Recuerdo tus manos porque quisiera pensar que tengo el
mismo poder con mi hija, que en sus momentos de dolor busca esa firmeza y
tesitura tuya en las manos de su padre. Es algo que acepta sin explicación, magia
pasada de madre a hijo, cree ella.
(El otro día en el odontólogo a Gabriela le sacaron un
diente.
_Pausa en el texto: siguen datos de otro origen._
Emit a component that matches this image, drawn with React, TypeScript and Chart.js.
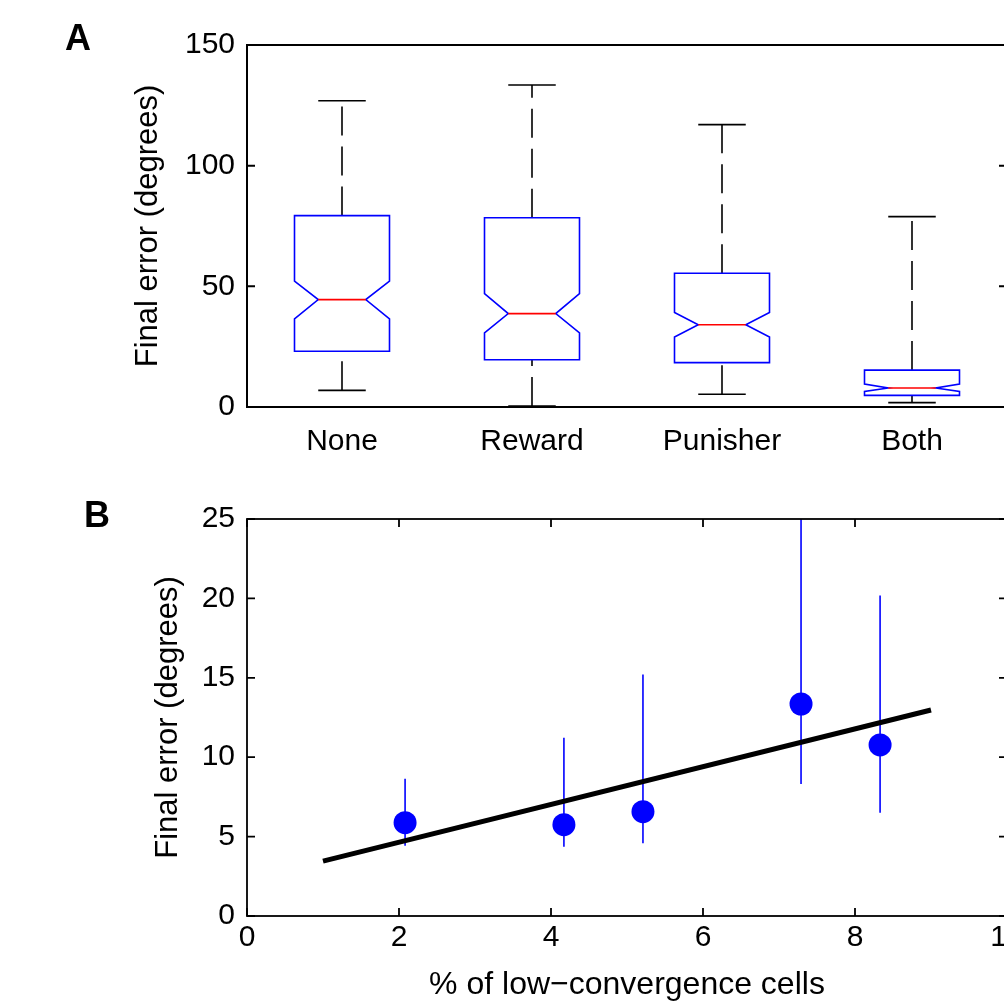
import React, { useEffect, useRef } from "react";
import { Chart, registerables } from "chart.js";

Chart.register(...registerables);

// ---------- Panel A data (notched box plot) ----------
const boxCategories = ["None", "Reward", "Punisher", "Both"];
const whiskerHigh = [126.9, 133.4, 117.0, 78.9];
const q3Values = [79.3, 78.4, 55.4, 15.3];
const notchHigh = [52.2, 47.0, 39.2, 9.5];
const medians = [44.5, 38.7, 34.1, 7.9];
const notchLow = [36.5, 30.7, 29.0, 6.4];
const q1Values = [23.1, 19.6, 18.4, 4.8];
const whiskerLow = [6.9, 0.4, 5.3, 1.8];
const yTicksA = [0, 50, 100, 150];

// ---------- Panel B data (scatter with error bars + fit) ----------
const lowConvPct = [2.08, 4.17, 5.21, 7.29, 8.33];
const meanError = [5.88, 5.75, 6.57, 13.35, 10.77];
const errorLow = [4.43, 4.36, 4.58, 8.31, 6.5];
const errorHigh = [8.65, 11.23, 15.2, 27.0, 20.19];
const fitX = [1, 9];
const fitY = [3.46, 12.97];

const FONT = '"Liberation Sans", Arial, Helvetica, sans-serif';
const BLUE = "#0000ff";
const RED = "#ff0000";
const CANVAS_W = 1040;

function framePlugin(letter: string, lx: number, ly: number, lw: number, xTicks: boolean) {
  return {
    id: "frame" + letter,
    afterDraw(chart: any) {
      const { ctx, chartArea: a, scales } = chart;
      ctx.save();
      ctx.strokeStyle = "#000";
      ctx.lineWidth = lw;
      ctx.strokeRect(a.left, a.top, a.right - a.left, a.bottom - a.top);
      const L = 8;
      ctx.beginPath();
      scales.y.ticks.forEach((t: any) => {
        const py = scales.y.getPixelForValue(t.value);
        ctx.moveTo(a.left, py);
        ctx.lineTo(a.left + L, py);
        ctx.moveTo(a.right, py);
        ctx.lineTo(a.right - L, py);
      });
      if (xTicks) {
        scales.x.ticks.forEach((t: any) => {
          const px = scales.x.getPixelForValue(t.value);
          ctx.moveTo(px, a.bottom);
          ctx.lineTo(px, a.bottom - L);
          ctx.moveTo(px, a.top);
          ctx.lineTo(px, a.top + L);
        });
      }
      ctx.stroke();
      ctx.fillStyle = "#000";
      ctx.font = `bold 36px ${FONT}`;
      ctx.textAlign = "center";
      ctx.textBaseline = "middle";
      ctx.fillText(letter, lx, ly);
      ctx.restore();
    },
  };
}

const boxPlugin = {
  id: "notchedBoxes",
  afterDatasetsDraw(chart: any) {
    const { ctx, scales } = chart;
    const x = scales.x;
    const y = scales.y;
    const unit = x.getPixelForValue(1) - x.getPixelForValue(0);
    const hw = unit * 0.25;
    const nw = unit * 0.125;
    const py = (v: number) => y.getPixelForValue(v);
    ctx.save();
    boxCategories.forEach((_, i) => {
      const cx = x.getPixelForValue(i);
      // whiskers (dashed)
      ctx.strokeStyle = "#000";
      ctx.lineWidth = 1.6;
      ctx.setLineDash([29, 11]);
      ctx.beginPath();
      ctx.moveTo(cx, py(q3Values[i]));
      ctx.lineTo(cx, py(whiskerHigh[i]));
      ctx.stroke();
      ctx.beginPath();
      ctx.moveTo(cx, py(whiskerLow[i]));
      ctx.lineTo(cx, py(q1Values[i]));
      ctx.stroke();
      ctx.setLineDash([]);
      // caps
      ctx.beginPath();
      ctx.moveTo(cx - nw, py(whiskerHigh[i]));
      ctx.lineTo(cx + nw, py(whiskerHigh[i]));
      ctx.moveTo(cx - nw, py(whiskerLow[i]));
      ctx.lineTo(cx + nw, py(whiskerLow[i]));
      ctx.stroke();
      // notched box
      ctx.strokeStyle = BLUE;
      ctx.beginPath();
      ctx.moveTo(cx - hw, py(q1Values[i]));
      ctx.lineTo(cx + hw, py(q1Values[i]));
      ctx.lineTo(cx + hw, py(notchLow[i]));
      ctx.lineTo(cx + nw, py(medians[i]));
      ctx.lineTo(cx + hw, py(notchHigh[i]));
      ctx.lineTo(cx + hw, py(q3Values[i]));
      ctx.lineTo(cx - hw, py(q3Values[i]));
      ctx.lineTo(cx - hw, py(notchHigh[i]));
      ctx.lineTo(cx - nw, py(medians[i]));
      ctx.lineTo(cx - hw, py(notchLow[i]));
      ctx.closePath();
      ctx.stroke();
      // median
      ctx.strokeStyle = RED;
      ctx.beginPath();
      ctx.moveTo(cx - nw, py(medians[i]));
      ctx.lineTo(cx + nw, py(medians[i]));
      ctx.stroke();
    });
    ctx.restore();
  },
};

function PanelA() {
  const ref = useRef<HTMLCanvasElement>(null);
  useEffect(() => {
    const chart = new Chart(ref.current as HTMLCanvasElement, {
      type: "bar",
      data: { labels: boxCategories, datasets: [] },
      options: {
        animation: false,
        responsive: false,
        devicePixelRatio: 1,
        events: [],
        layout: { padding: { left: 130, right: CANVAS_W - 1007, top: 45, bottom: 0 } },
        plugins: { legend: { display: false }, tooltip: { enabled: false } },
        scales: {
          x: {
            type: "category",
            offset: true,
            grid: { display: false, drawTicks: false },
            border: { display: false },
            ticks: { color: "#000", font: { family: FONT, size: 30 }, padding: 17 },
            afterFit: (s: any) => { s.height = 63; },
          },
          y: {
            type: "linear",
            min: 0,
            max: 150,
            afterBuildTicks: (s: any) => { s.ticks = yTicksA.map((v) => ({ value: v })); },
            grid: { display: false, drawTicks: false },
            border: { display: false },
            ticks: { color: "#000", font: { family: FONT, size: 30 }, padding: 12 },
            title: {
              display: true,
              text: "Final error (degrees)",
              color: "#000",
              font: { family: FONT, size: 31 },
              padding: 0,
            },
            afterFit: (s: any) => { s.width = 117; },
          },
        },
      } as any,
      plugins: [boxPlugin, framePlugin("A", 78, 40, 2, false)],
    });
    return () => chart.destroy();
  }, []);
  return (
    <canvas
      ref={ref}
      width={CANVAS_W}
      height={470}
      style={{ position: "absolute", left: 0, top: 0, width: CANVAS_W, height: 470 }}
    />
  );
}

function PanelB() {
  const ref = useRef<HTMLCanvasElement>(null);
  useEffect(() => {
    const errorBarSets = lowConvPct.map((xv, i) => ({
      type: "line",
      data: [
        { x: xv, y: errorLow[i] },
        { x: xv, y: errorHigh[i] },
      ],
      showLine: true,
      borderColor: BLUE,
      borderWidth: 1.6,
      pointRadius: 0,
      order: 3,
    }));
    const chart = new Chart(ref.current as HTMLCanvasElement, {
      type: "scatter",
      data: {
        datasets: [
          {
            type: "scatter",
            data: lowConvPct.map((xv, i) => ({ x: xv, y: meanError[i] })),
            backgroundColor: BLUE,
            borderWidth: 0,
            pointRadius: 11.5,
            order: 0,
          },
          {
            type: "line",
            data: fitX.map((xv, i) => ({ x: xv, y: fitY[i] })),
            showLine: true,
            borderColor: "#000",
            borderWidth: 5,
            borderCapStyle: "butt",
            pointRadius: 0,
            order: 1,
          },
          ...errorBarSets,
        ],
      },
      options: {
        animation: false,
        responsive: false,
        devicePixelRatio: 1,
        events: [],
        layout: { padding: { left: 150, right: CANVAS_W - 1007, top: 49, bottom: 0 } },
        plugins: { legend: { display: false }, tooltip: { enabled: false } },
        scales: {
          x: {
            type: "linear",
            min: 0,
            max: 10,
            ticks: { stepSize: 2, color: "#000", font: { family: FONT, size: 30 }, padding: 4 },
            grid: { display: false, drawTicks: false },
            border: { display: false },
            title: {
              display: true,
              text: "% of low\u2212convergence cells",
              color: "#000",
              font: { family: FONT, size: 32 },
              padding: 0,
            },
            afterFit: (s: any) => { s.height = 88; },
          },
          y: {
            type: "linear",
            min: 0,
            max: 25,
            ticks: { stepSize: 5, color: "#000", font: { family: FONT, size: 30 }, padding: 12 },
            grid: { display: false, drawTicks: false },
            border: { display: false },
            title: {
              display: true,
              text: "Final error (degrees)",
              color: "#000",
              font: { family: FONT, size: 31 },
              padding: 0,
            },
            afterFit: (s: any) => { s.width = 97; },
          },
        },
      } as any,
      plugins: [framePlugin("B", 97, 47, 1.8, true)],
    });
    return () => chart.destroy();
  }, []);
  return (
    <canvas
      ref={ref}
      width={CANVAS_W}
      height={534}
      style={{ position: "absolute", left: 0, top: 470, width: CANVAS_W, height: 534 }}
    />
  );
}

export default function App() {
  return (
    <div
      style={{
        position: "absolute",
        left: 0,
        top: 0,
        width: 1004,
        height: 1004,
        overflow: "hidden",
        background: "#fff",
      }}
    >
      <PanelA />
      <PanelB />
    </div>
  );
}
Luego de la dolorosa punzada, por un rato largo estuvo como una niña
pequeña entre las manos y los brazos de su padre, en silencio, con los ojos
abiertos, con resignación, protegida contra el dolor inclemente del mundo.)
Recuerdo tus manos porque son las mismas de mi hija, una
conformidad que llega hasta los pies -los dedos de sus pies se montan el uno
sobre el otro como cuando te ponías zapatos abiertos-. Ella no lo sabe, pero
cada día te veo en sus detalles, en sus dedos, en su cadera.
Recuerdo tus manos porque algo las resguardaba de todo
lo que debiste hacer cuando vivíamos en el viejo hospital militar y yo aprendía
a montar bicicleta entre los robles y las hayas al borde del Mississippi. Las recuerdo porque nunca cambiaron; fueron las manos
de una niña y de una esposa y de una madre y de una mujer amada. No envejecieron,
como no lo hizo ese anillo infantil de oro que nunca te quitaste.
Recuerdo tus manos y la manera en que trenzaron las velas
y el yute y el costal y los frutos de rojo rimbombante antes de la llegada de
cada navidad. Las recuerdo enredadas en el hilo en tu Singer de la era
espacial, la forma en que se acomodaban a las tijeras que tuviste por años,
cómo sostenían el café y el inclemente cigarrillo de las mañanas.
Recuerdo tus manos y nunca las olvidaré porque son las
mismas manos que se posan sobre mi hija y que ella posará sobre sus hijos;
que mi hermana posa sobre Sofía y mi hermano Andrés sobre Martina.
Las recuerdo también en el último día de tu vida cuando
pediste una hoja de papel para escribir algo y no pudiste. Eran las mismas
manos que en la muerte fueron tu voz, pero aunque tratamos con furia no
entendimos lo que nos querías decir…si tan solo fuera que las sostuviéramos por un instante.